# Sega Reveal "Sonic Boom" Sub series. [CGI Animated Cartoon + Games (Wii U & 3DS)]



## Hyoshido (Feb 6, 2014)

*Sega Reveal "Sonic Boom" Sub series. [CGI Animated Cartoon + Games (Wii U & 3DS)]*

In Nintendo section because exclusive to their consoles.
Thanks to a buddy of mine for the sources.

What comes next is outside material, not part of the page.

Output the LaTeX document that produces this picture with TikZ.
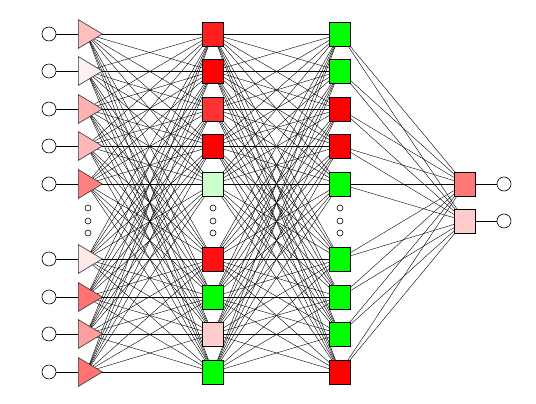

Sega reveals new Sonic Boom sub-franchise and game


> At the "Year of Sonic" event, Sega has revealed Sonic Boom -- a new sub-franchise in the Sonic world. The new brand will not only sport the previously announced TV show, but two new games on the Wii U and 3DS. This is the last part of the exclusive deal with Nintendo.
> 
> The Wii U game will be headed up by developer Big Red Button (led by a former Naughty Dog art director), and the 3DS version will be handled by Sanzaru Games (the studio that developed the new Sly Cooper). The games will serve as a prequel to the CG TV show.
> 
> ...













I think Tails' design looks slick, yo.

More concept art & screenshots here


----------



## SockHead (Feb 6, 2014)

looks like dA fan art lol


----------



## Hyoshido (Feb 6, 2014)

Added a link to more concept art and screenshots.



SockHead said:


> looks like dA fan art lol


Haha, I thought it was kinda fake at first till I watched the video. Looks promising from what we've had from Sega recently (Maybe it's because they aren't actually making the games?)


----------



## Stevey Queen (Feb 6, 2014)

Looks nice but Sonic and Knuckles look so weird. Sonic is really tall and Knuckles is even taller and beefy and it's awkward.

But Tails and Amy look pretty bad ass.


----------



## SockHead (Feb 6, 2014)

Sonic could never interest me I'm not really into furry **** (sonic cd was the only fun one imo)


----------



## Dr J (Feb 6, 2014)

Tails' new look is enough to get me to watch the series once it starts airing[I'll probably play the 3DS game as well at some point].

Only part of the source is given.